John Hutchinson, chief technical officer for Freeplay Energy, says the company is not only looking to develop a machine that is independently powered, but also one that fits all-size syringes to make it suitable for mass production and use in developing countries.

Meanwhile, Stellenbosch University is incubating a revolution in TB diagnosis, which is key to reversing the rising levels of the killer disease. Sputum specimens in South Africa, as in many other countries, are sent to a central laboratory for testing. But the convoluted and time-consuming process gives room for error at each step of the chain, from patient to laboratory and back to the clinic — and then the patient may not return.

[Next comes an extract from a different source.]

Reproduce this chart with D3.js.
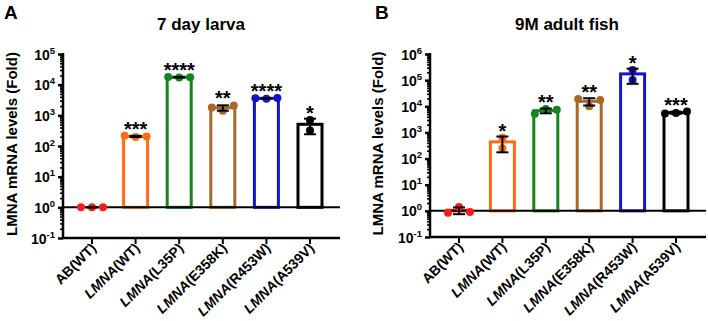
<!DOCTYPE html>
<html>
<head>
<meta charset="utf-8">
<script src="https://cdn.jsdelivr.net/npm/d3@7"></script>
<style>
  html, body { margin: 0; padding: 0; background: #fff; }
  svg { display: block; font-family: "Liberation Sans", Arial, sans-serif; font-weight: bold; }
</style>
</head>
<body>
<svg id="chart" width="708" height="321"></svg>
<script>
// Groups shown on both panels
const categories = ["AB(WT)", "LMNA(WT)", "LMNA(L35P)", "LMNA(E358K)", "LMNA(R453W)", "LMNA(A539V)"];
const groupColors = ["#ff1a1a", "#ff6a13", "#12861b", "#a5692c", "#1313c8", "#000000"];

// 7 day larva: replicate fold changes per group
const larvaValues = [
  [1, 1, 1],
  [195, 215, 205],
  [17000, 17800, 17600],
  [1400, 1800, 2100],
  [3500, 3600, 3650],
  [700, 320]
];
const larvaStars = ["", "***", "****", "**", "****", "*"];
const larvaExponents = [-1, 0, 1, 2, 3, 4, 5];

// 9 month adult fish: replicate fold changes per group
const adultValues = [
  [1.4, 0.85, 0.9],
  [620, 250],
  [7800, 5200, 7400],
  [10000, 19000, 17500],
  [245000, 102000],
  [5500, 5300, 6300]
];
const adultStars = ["", "*", "**", "**", "*", "***"];
const adultExponents = [-1, 0, 1, 2, 3, 4, 5, 6];

const svg = d3.select("#chart");

function mean(a) { return d3.mean(a); }
function sd(a) { return a.length > 1 ? d3.deviation(a) : 0; }

// simple column scatter: keep a point centred unless it overlaps one already placed
function scatterOffsets(ys, step, minDist) {
  const placed = [];
  return ys.map(py => {
    for (const slot of [0, -1, 1, -2, 2]) {
      const px = slot * step;
      if (placed.every(p => Math.hypot(p[0] - px, p[1] - py) >= minDist)) {
        placed.push([px, py]);
        return px;
      }
    }
    placed.push([0, py]);
    return 0;
  });
}

function drawPanel(opts) {
  const g = svg.append("g");
  const exps = opts.exponents;
  const y = d3.scaleLog()
    .domain([Math.pow(10, exps[0]), Math.pow(10, exps[exps.length - 1])])
    .range([opts.bottom, opts.top]);
  const x = d3.scalePoint().domain(categories).range([opts.x0, opts.x1]);

  // panel letter and title
  g.append("text").attr("x", opts.letterX).attr("y", 19)
    .attr("font-size", 19).text(opts.letter);
  g.append("text").attr("x", opts.titleX).attr("y", 30)
    .attr("font-size", 17).attr("text-anchor", "middle").text(opts.title);

  // y axis label
  g.append("text")
    .attr("transform", `translate(${opts.labelX},${(opts.top + opts.bottom) / 2 - 2}) rotate(-90)`)
    .attr("text-anchor", "middle").attr("font-size", 15)
    .text("LMNA mRNA levels (Fold)");

  // minor + major log ticks
  const minor = [];
  for (let e = exps[0]; e < exps[exps.length - 1]; e++) {
    for (let m = 2; m <= 9; m++) minor.push(m * Math.pow(10, e));
  }
  const majors = exps.map(e => Math.pow(10, e));
  g.append("g").attr("transform", `translate(${opts.axisLeft},0)`)
    .call(d3.axisLeft(y).tickValues(minor).tickSize(3).tickFormat(""))
    .call(s => s.select(".domain").remove())
    .call(s => s.selectAll("line").attr("stroke", "#000").attr("stroke-width", 1.6));
  const yAx = g.append("g").attr("transform", `translate(${opts.axisLeft},0)`)
    .call(d3.axisLeft(y).tickValues(majors).tickSize(5).tickPadding(4).tickFormat(""));
  yAx.select(".domain").remove();
  yAx.selectAll("line").attr("stroke", "#000").attr("stroke-width", 2.5);
  yAx.selectAll(".tick").each(function(d, i) {
    const t = d3.select(this).append("text")
      .attr("x", -8).attr("y", 5).attr("text-anchor", "end")
      .attr("fill", "#000").attr("font-size", 14).attr("font-family", "Liberation Sans, Arial, sans-serif").attr("font-weight", "bold");
    t.append("tspan").text("10");
    t.append("tspan").attr("dy", -6).attr("font-size", 9.5).text(exps[i]);
  });
  g.append("line").attr("x1", opts.axisLeft).attr("x2", opts.axisLeft)
    .attr("y1", opts.top - 1).attr("y2", opts.bottom + 1)
    .attr("stroke", "#000").attr("stroke-width", 2.5);

  // bottom axis with category ticks
  g.append("line").attr("x1", opts.axisLeft).attr("x2", opts.axisRight)
    .attr("y1", opts.bottom).attr("y2", opts.bottom)
    .attr("stroke", "#000").attr("stroke-width", 2.5);
  categories.forEach(c => {
    g.append("line").attr("x1", x(c)).attr("x2", x(c))
      .attr("y1", opts.bottom).attr("y2", opts.bottom + 6)
      .attr("stroke", "#000").attr("stroke-width", 2);
    const t = g.append("text")
      .attr("transform", `translate(${x(c) + 5},${opts.bottom + 11}) rotate(-45)`)
      .attr("text-anchor", "end").attr("font-size", 14);
    if (c.startsWith("LMNA")) {
      t.append("tspan").attr("font-style", "italic").text("LMNA");
      t.append("tspan").text(c.slice(4));
    } else {
      t.text(c);
    }
  });

  const baseY = y(1);
  const barW = 24;

  // bars rising from the 10^0 baseline
  opts.values.forEach((vals, i) => {
    const m = mean(vals);
    const cx = x(categories[i]);
    if (m > 1.001) {
      g.append("rect").attr("x", cx - barW / 2).attr("y", y(m))
        .attr("width", barW).attr("height", baseY - y(m))
        .attr("fill", "#fff").attr("stroke", groupColors[i]).attr("stroke-width", 3);
    }
  });

  // baseline at 10^0
  g.append("line").attr("x1", opts.axisLeft).attr("x2", opts.axisRight)
    .attr("y1", baseY).attr("y2", baseY)
    .attr("stroke", "#000").attr("stroke-width", 2);

  // replicate points
  opts.values.forEach((vals, i) => {
    const cx = x(categories[i]);
    const ys = vals.map(v => y(v));
    const offs = scatterOffsets(ys, 11, 8);
    vals.forEach((v, j) => {
      g.append("circle").attr("cx", cx + offs[j]).attr("cy", ys[j]).attr("r", 4)
        .attr("fill", groupColors[i]);
    });
  });

  // SD error bars and significance marks
  opts.values.forEach((vals, i) => {
    const m = mean(vals), s = sd(vals);
    const cx = x(categories[i]);
    const hi = m + s, lo = Math.max(m - s, 0.11);
    const eg = g.append("g").attr("stroke", "#000").attr("stroke-width", 2);
    eg.append("line").attr("x1", cx).attr("x2", cx).attr("y1", y(hi)).attr("y2", y(lo));
    eg.append("line").attr("x1", cx - 6).attr("x2", cx + 6).attr("y1", y(hi)).attr("y2", y(hi));
    eg.append("line").attr("x1", cx - 6).attr("x2", cx + 6).attr("y1", y(lo)).attr("y2", y(lo));
    if (opts.stars[i]) {
      const topY = Math.min(y(hi), y(d3.max(vals)) - 4);
      g.append("text").attr("x", cx).attr("y", topY + 4)
        .attr("text-anchor", "middle").attr("font-size", 20).text(opts.stars[i]);
    }
  });
}

drawPanel({
  letter: "A", letterX: 4, title: "7 day larva", titleX: 201, labelX: 17,
  values: larvaValues, stars: larvaStars, exponents: larvaExponents,
  top: 54, bottom: 238, axisLeft: 63, axisRight: 340, x0: 92, x1: 310
});

drawPanel({
  letter: "B", letterX: 375, title: "9M adult fish", titleX: 567, labelX: 383,
  values: adultValues, stars: adultStars, exponents: adultExponents,
  top: 54, bottom: 237, axisLeft: 430, axisRight: 706, x0: 459, x1: 676
});
</script>
</body>
</html>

Rob Warren, Ben Marais and their team at the DST/NRF Centre of Excellence in Biomedical Tuberculosis Research, may have found a solution by making two groundbreaking adaptations to the normal laboratory microscope. The fragile, expensive and power-hungry mercury vapour ultraviolet lamp has been replaced with energy-efficient, durable and long-lasting light-emitting diodes. The low energy consumption allowed engineer Frank Peiser to go one step further — by cannibalising a Freeplay wind-up torch, he was able to make the microscope human-powered. One minute of hand-cranking can provide enough power to diagnose one specimen, potentially bringing a new meaning to the term ”patient involvement”.

The Stellenbosch team now has a diagnostic microscope that can be powered by mains electricity, batteries, solar or human power. It is looking for funding for the next step of discarding the expensive and fragile laboratory microscope for a cheaper and more durable model, and then building enough machines to do proper field trials. Warren says by altering the wavelength of light and chemicals used, the same technology could be adapted to detect many other pathogens.

”You’d need to deactivate the sample with sunlight or Jik, but in theory you could whip the machine out of the back of a 4×4 in a remote area and set it up.” Marais has demonstrated that the LED model has proved its worth against traditional equipment.